21. Requirement of the plaintiff as stated in the schedule to the amendment application which was subsequently incorporated in the plaint is as regards of herself, her husband, one son, one whole-time maid servant, her parents and grand-mother. It is also stated that as the plaintiff is the only daughter of her old and ailing parents she is required to stay in the same house to look after them. And accordingly she requires one bed room for the use and occupation of herself and her husband, one room to be used as sitting-cum-drawing room for receiving visitors from various offices and friends and relatives of her husband, one room for use and occupation of the old parents of the plaintiff, one room for the use and occupation of the old grand-mother of the plaintiff and Thakurghar, one room for being used as study room for the son of the plaintiff, the other room for being used as dining room and the other room for accommodating the relatives of the plaintiff and her husband for their occasional visit and stay over night. It is a pointer to note that the parents of the plaintiff are living in another portion of the suit house, of course, technically as tenants of the plaintiff. It is not clear whether the plaintiff intended to take her parents into the suit room and in that case it is also not clear how the flat in the suit house under occupation of the parents of the plaintiff will be used. All these aspects were not taken into consideration by the lower appellate Court at the time of decreeing the suit on the ground of reasonable requirement.

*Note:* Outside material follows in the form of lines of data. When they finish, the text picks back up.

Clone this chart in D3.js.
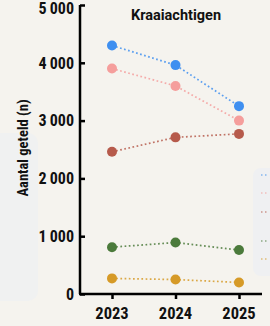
<!DOCTYPE html>
<html>
<head>
<meta charset="utf-8">
<script src="https://cdn.jsdelivr.net/npm/d3@7"></script>
<style>
  body { margin: 0; background: #f5f3ee; }
  svg { display: block; }
</style>
</head>
<body>
<svg id="chart" width="270" height="326"></svg>
<script>
var years = [2023, 2024, 2025];
var seriesNames = ['Kauw', 'Zwarte kraai', 'Ekster', 'Roek', 'Gaai'];
var seriesColors = ['#3f8ff0', '#f59e9c', '#b65a4b', '#4b7a3b', '#d69a27'];
var kauw = [4300, 3960, 3250];
var zwarteKraai = [3900, 3600, 3000];
var ekster = [2460, 2710, 2770];
var roek = [810, 890, 760];
var gaai = [270, 250, 200];
var seriesValues = [kauw, zwarteKraai, ekster, roek, gaai];
var yTicks = [0, 1000, 2000, 3000, 4000, 5000];

var svg = d3.select('#chart');
var numFont = '"Liberation Sans Narrow", "Roboto Condensed", Roboto, sans-serif';

// background panels
svg.append('rect').attr('width', 270).attr('height', 326).attr('fill', '#f5f3ee');
svg.append('rect').attr('x', -12).attr('y', 133).attr('width', 50).attr('height', 168).attr('rx', 10)
    .attr('fill', '#f0f1f1');
svg.append('rect').attr('x', 253).attr('y', 168).attr('width', 40).attr('height', 108).attr('rx', 8)
    .attr('fill', '#eff0f2');

var x = d3.scalePoint().domain(years).range([112, 239]);
var y = d3.scaleLinear().domain([0, 5000]).range([294, 5]);

// lines
var line = d3.line().x(function(d, i){ return x(years[i]); }).y(function(d){ return y(d); });
var g = svg.append('g');
for (var i = 0; i < seriesValues.length; i++){
    g.append('path').attr('d', line(seriesValues[i])).attr('fill', 'none')
        .attr('stroke', seriesColors[i]).attr('stroke-width', 1.7).attr('stroke-dasharray', '1.7 2.5')
        .attr('opacity', 0.85);
}
for (var i = 0; i < seriesValues.length; i++){
    g.selectAll(null).data(seriesValues[i]).enter().append('circle')
        .attr('cx', function(d, j){ return x(years[j]); })
        .attr('cy', function(d){ return y(d); })
        .attr('r', 5).attr('fill', seriesColors[i]);
}

// axes
var yAxis = d3.axisRight(y).tickValues(yTicks).tickSize(5).tickFormat('');
var yg = svg.append('g').attr('transform', 'translate(80,0)').call(yAxis);
yg.select('.domain').attr('d', 'M0,5V294').attr('stroke', '#000').attr('stroke-width', 2.5);
yg.selectAll('.tick line').attr('stroke', '#000').attr('stroke-width', 2.5);

// top label pushed down a bit so it stays inside the frame
svg.selectAll('.ylab').data(yTicks).enter().append('text').attr('class', 'ylab')
    .attr('x', 74).attr('y', function(d){ return Math.max(y(d), 8.5); }).attr('dy', '0.36em')
    .attr('text-anchor', 'end').attr('font-family', numFont).attr('font-weight', 'bold')
    .attr('font-size', '16px').attr('fill', '#111')
    .text(function(d){ return d == 0 ? '0' : d3.format(',')(d).replace(',', '\u2009'); });

var xAxis = d3.axisBottom(x).tickSize(5).tickSizeOuter(0).tickFormat('');
var xg = svg.append('g').attr('transform', 'translate(0,294)').call(xAxis);
xg.select('.domain').attr('d', 'M79,0H262').attr('stroke', '#000').attr('stroke-width', 2.5);
xg.selectAll('.tick line').attr('stroke', '#000').attr('stroke-width', 2.5);

svg.selectAll('.xlab').data(years).enter().append('text').attr('class', 'xlab')
    .attr('x', function(d){ return x(d); }).attr('y', 319)
    .attr('text-anchor', 'middle').attr('font-family', numFont).attr('font-weight', 'bold')
    .attr('font-size', '16.5px').attr('fill', '#111').text(function(d){ return d; });

// titles
svg.append('text').attr('x', 176).attr('y', 20).attr('text-anchor', 'middle')
    .attr('font-family', 'Roboto, sans-serif').attr('font-weight', 'bold').attr('font-size', '14.5px')
    .attr('fill', '#111').text('Kraaiachtigen');
svg.append('text').attr('transform', 'translate(28,148) rotate(-90)').attr('text-anchor', 'middle')
    .attr('font-family', numFont).attr('font-weight', 'bold').attr('font-size', '14.5px')
    .attr('fill', '#111').text('Aantal geteld (n)');

// legend samples (rest is cut off at the edge)
var legY = [175, 193, 212, 241, 259];
svg.selectAll('.leg').data(seriesNames).enter().append('line').attr('class', 'leg')
    .attr('x1', 261).attr('x2', 268)
    .attr('y1', function(d, i){ return legY[i]; }).attr('y2', function(d, i){ return legY[i]; })
    .attr('stroke', function(d, i){ return seriesColors[i]; }).attr('stroke-width', 1.5)
    .attr('stroke-dasharray', '1.5 2.5').attr('opacity', 0.6);
</script>
</body>
</html>
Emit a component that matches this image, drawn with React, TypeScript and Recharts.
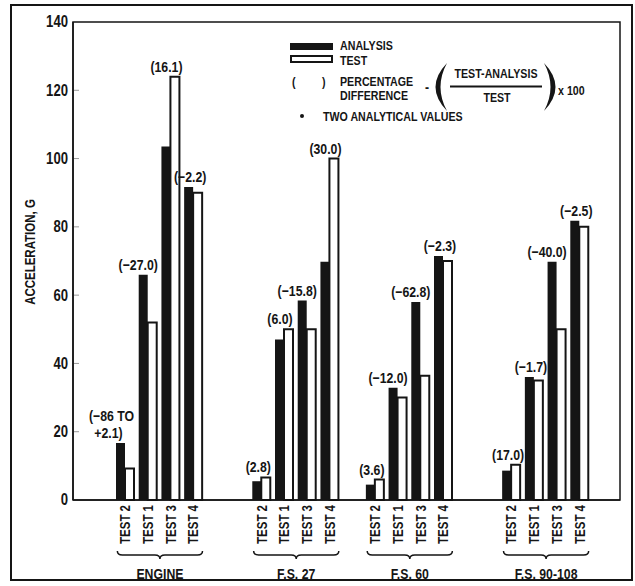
import { BarChart, Bar, XAxis, YAxis, LabelList, Customized } from "recharts";

const GROUPS = ["ENGINE", "F.S. 27", "F.S. 60", "F.S. 90-108"];
const TESTS = ["TEST 2", "TEST 1", "TEST 3", "TEST 4"];
// values in order ENGINE T2,T1,T3,T4, F.S.27 ..., F.S.60 ..., F.S.90-108 ...
const ANALYSIS = [16.7, 66, 103.5, 91.7, 5.5, 47, 58.4, 69.8, 4.5, 32.9, 58, 71.5, 8.6, 36, 69.8, 81.8];
const TEST = [9.2, 52, 124, 90, 6.6, 50, 50, 100, 6, 30, 36.4, 70, 10.3, 35, 50, 80];
const PCT = [
  "(−86 TO\n+2.1)", "(−27.0)", "(16.1)", "(−2.2)",
  "(2.8)", "(6.0)", "(−15.8)", "(30.0)",
  "(3.6)", "(−12.0)", "(−62.8)", "(−2.3)",
  "(17.0)", "(−1.7)", "(−40.0)", "(−2.5)",
];
const GAPS = [2, 1, 2]; // empty slots between groups
const Y_TICKS = [0, 20, 40, 60, 80, 100, 120, 140];

const FONT = "'Liberation Sans', Arial, sans-serif";
const INK = "#151515";
const SX = 0.82; // fake a condensed face

type Row = {
  key: string;
  group: string;
  test: string;
  pos: number;
  analysis?: number;
  measured?: number;
  pct?: string;
};

const rows: Row[] = [];
GROUPS.forEach((g, gi) => {
  TESTS.forEach((t, ti) => {
    const i = gi * 4 + ti;
    rows.push({ key: `${g}-${t}`, group: g, test: t, pos: ti, analysis: ANALYSIS[i], measured: TEST[i], pct: PCT[i] });
  });
  for (let k = 0; k < (GAPS[gi] || 0); k++) rows.push({ key: `gap-${gi}-${k}`, group: "", test: "", pos: -1 });
});

const W = 635;
const H = 586;
const PLOT = { left: 73, top: 22, right: 620, bottom: 500 };
const PAD_L = 41;
const PAD_R = 29;
const SLOT = (PLOT.right - PLOT.left - PAD_L - PAD_R) / rows.length;

const findRow = (key: string) => rows.find((r) => r.key === key);

const CText = ({ x, y, size = 13, anchor = "start", rotate = 0, baseline, children }: any) => (
  <text
    transform={`translate(${x} ${y}) rotate(${rotate}) scale(${SX} 1)`}
    textAnchor={anchor}
    dominantBaseline={baseline}
    fontFamily={FONT}
    fontSize={size}
    fontWeight={700}
    fill={INK}
  >
    {children}
  </text>
);

const Brace = ({ x0, x1, y, label }: { x0: number; x1: number; y: number; label: string }) => {
  const m = (x0 + x1) / 2;
  const d = `M${x0},${y} Q${x0},${y + 4} ${x0 + 5},${y + 4} L${m - 5},${y + 4} Q${m},${y + 4} ${m},${y + 8} Q${m},${y + 4} ${m + 5},${y + 4} L${x1 - 5},${y + 4} Q${x1},${y + 4} ${x1},${y}`;
  return (
    <g>
      <path d={d} fill="none" stroke={INK} strokeWidth={1.5} />
      <CText x={m} y={y + 28} size={15} anchor="middle">
        {label}
      </CText>
    </g>
  );
};

const XTick = (props: any) => {
  const { x, y, payload } = props;
  const r = findRow(payload?.value);
  if (!r || !r.test) return null;
  return (
    <g>
      <CText x={x} y={y + 5} size={14} rotate={-90} anchor="end" baseline="central">
        {r.test}
      </CText>
      {r.pos === 0 && <Brace x0={x - 8} x1={x + 3 * SLOT + 9} y={y + 51} label={r.group} />}
    </g>
  );
};

const YTick = (props: any) => {
  const { x, y, payload } = props;
  const axisX = Number(x) + 5;
  return (
    <g>
      {payload.value > 0 && payload.value < 140 && (
        <line x1={axisX + 1} x2={axisX + 6} y1={y} y2={y} stroke="#9a9a9a" strokeWidth={1} />
      )}
      <CText x={x} y={y} size={16} anchor="end" baseline="central">
        {payload.value}
      </CText>
    </g>
  );
};

const makePctLabel = (which: "analysis" | "measured") => (props: any) => {
  const { x, y, width, value } = props;
  const r = findRow(value);
  if (!r || r.pct == null || r.analysis == null || r.measured == null) return null;
  const taller = r.analysis >= r.measured ? "analysis" : "measured";
  if (taller !== which) return null;
  const pair = which === "analysis" ? Number(x) + Number(width) : Number(x);
  const close = Math.abs(r.analysis - r.measured) < 2;
  const cx = close ? pair - 3 : which === "analysis" ? pair - Number(width) / 2 - 5 : pair - 4;
  const lines = r.pct.split("\n");
  const base = Number(y) - 5;
  return (
    <g>
      {lines.map((l, k) => (
        <CText
          key={k}
          x={cx - (lines.length > 1 ? (k === 0 ? 4 : 7) : 0)}
          y={base - (lines.length - 1 - k) * 17}
          size={15}
          anchor="middle"
        >
          {l}
        </CText>
      ))}
    </g>
  );
};

const Notes = () => (
  <g>
    {/* outer frame and plot box */}
    <rect x={11} y={5} width={621} height={575} fill="none" stroke={INK} strokeWidth={2} />
    <rect
      x={PLOT.left}
      y={PLOT.top}
      width={PLOT.right - PLOT.left}
      height={PLOT.bottom - PLOT.top}
      fill="none"
      stroke={INK}
      strokeWidth={1.5}
    />

    <CText x={30} y={252} size={14} rotate={-90} anchor="middle" baseline="central">
      ACCELERATION, G
    </CText>

    <rect x={290} y={43} width={43} height={7} fill={INK} />
    <rect x={291} y={56} width={41} height={6} fill="#fff" stroke={INK} strokeWidth={2} />
    <CText x={340} y={50}>ANALYSIS</CText>
    <CText x={340} y={65}>TEST</CText>
    <CText x={292} y={86}>(</CText>
    <CText x={322} y={86}>)</CText>
    <CText x={340} y={86}>PERCENTAGE</CText>
    <CText x={340} y={100}>DIFFERENCE</CText>
    <CText x={425} y={92} size={15}>-</CText>
    <path d="M447,63 Q424,87 447,111 Q434,87 447,63 Z" fill={INK} />
    <CText x={496} y={78} anchor="middle">TEST-ANALYSIS</CText>
    <line x1={450} x2={542} y1={86.5} y2={86.5} stroke={INK} strokeWidth={1.8} />
    <CText x={497} y={102} anchor="middle">TEST</CText>
    <path d="M544,63 Q567,87 544,111 Q557,87 544,63 Z" fill={INK} />
    <CText x={558} y={95}>x 100</CText>
    <circle cx={302} cy={116} r={2} fill={INK} />
    <CText x={323} y={121}>TWO ANALYTICAL VALUES</CText>
  </g>
);

export default function App() {
  return (
    <div style={{ width: W, height: H, background: "#fff" }}>
      <style>{`html,body{margin:0;padding:0;overflow:hidden;background:#fff}`}</style>
      <BarChart
        width={W}
        height={H}
        data={rows}
        margin={{ top: PLOT.top, right: W - PLOT.right, bottom: 0, left: 0 }}
        barGap={0}
        barSize={9}
      >
        <XAxis
          dataKey="key"
          type="category"
          height={H - PLOT.bottom}
          padding={{ left: PAD_L, right: PAD_R }}
          interval={0}
          tickLine={false}
          tickSize={0}
          tickMargin={0}
          tick={<XTick />}
          axisLine={{ stroke: INK, strokeWidth: 1.5 }}
        />
        <YAxis
          width={PLOT.left}
          type="number"
          domain={[0, 140]}
          ticks={Y_TICKS}
          interval={0}
          tickLine={false}
          tickSize={3}
          tickMargin={2}
          tick={<YTick />}
          axisLine={{ stroke: INK, strokeWidth: 1.5 }}
        />
        <Bar dataKey="analysis" fill={INK} isAnimationActive={false}>
          <LabelList dataKey="key" content={makePctLabel("analysis")} />
        </Bar>
        <Bar dataKey="measured" fill="#fff" stroke={INK} strokeWidth={2} isAnimationActive={false}>
          <LabelList dataKey="key" content={makePctLabel("measured")} />
        </Bar>
        <Customized component={Notes} />
      </BarChart>
    </div>
  );
}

22. In the instant case there is no finding of the trial Court on the reasonable requirement of the plaintiff as he had eschewed himself from doing the same on some technical grounds and the lower appellate Court did not go into the details of the reasonable requirement. In such circumstances even keeping the ratio decided in the case of Promotha Nath Mazumdar (supra) in view and the established principle of law that the appeal Court can dispose of any issue on the basis of the evidence on record, it seems to me justified to send the case back on remand to the trial Court to decide the ground of reasonable requirements made by the plaintiff on the basis of the evidence already on record for the reasons stated above. Accordingly, the appeal succeeds in part.
23. The appeal is, therefore, allowed on contest. The judgment and decree passed by both the Courts below are hereby set aside. The suit is remanded to the trial Court for determination only the ground of reasonable requirements made by the plaintiff on the basis of the evidence already on record after giving fresh opportunity to both the parties to make their respective submissions. The trial Court is further directed to dispose of the suit within two months from the date of receipt of the L.C.R. and copy of this judgment.
There shall be no order as to costs. The L.C.Rs. be sent down to the lower Courts forthwith along with copy of judgment.